While considerably less powerful than Harvey and Irma, Hurricane Jose was until just recently seen as a potential knockout blow to many of the Caribbean islands that had been ravaged by Irma in the days prior. However, these fears were not substantiated, as Jose was downgraded to a tropical storm.

Yet another hurricane formed which has devastated parts of the Caribbean. Hurricane Maria has already claimed the lives of at least 10 people in Puerto Rico. Nearly all residents of the U.S. territory are without power after experiencing well over two feet of rainfall. Maria has also caused significant damage in places such as the Dominican Republic and other islands across the Caribbean. If Maria continues along its projected path, it will hit the east coast of the U.S. later this week, with states such as North Carolina taking the brunt of its force.

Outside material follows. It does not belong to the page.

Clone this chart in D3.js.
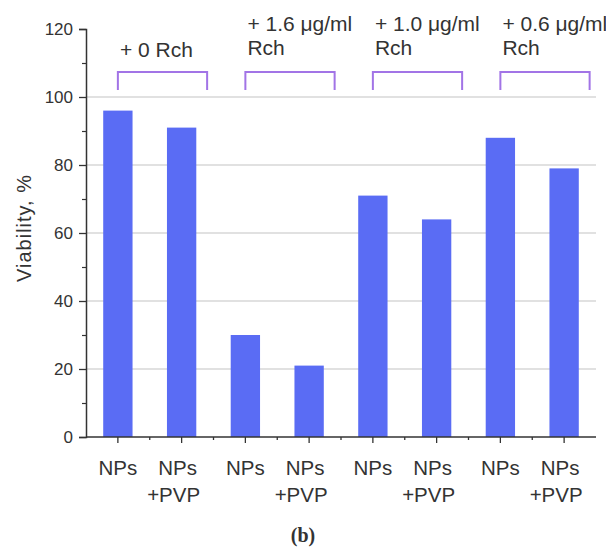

As Maria is the third hurricane to threaten the United States in just one month, many people are wondering if this intensity of this hurricane season is simply coincidental or a sign of something bigger. Not only has the U.S. never been hit by three consecutive hurricanes of this magnitude in modern history, but this is also the third warmest year for ocean waters on record. The president and many other prominent politicians have been ambiguous about relating these events to climate change by making statements about storms in the past that have been larger than the current hurricanes. Yet many others have taken these extreme weather patterns as an indicator of climate change and the potential damage it could cause.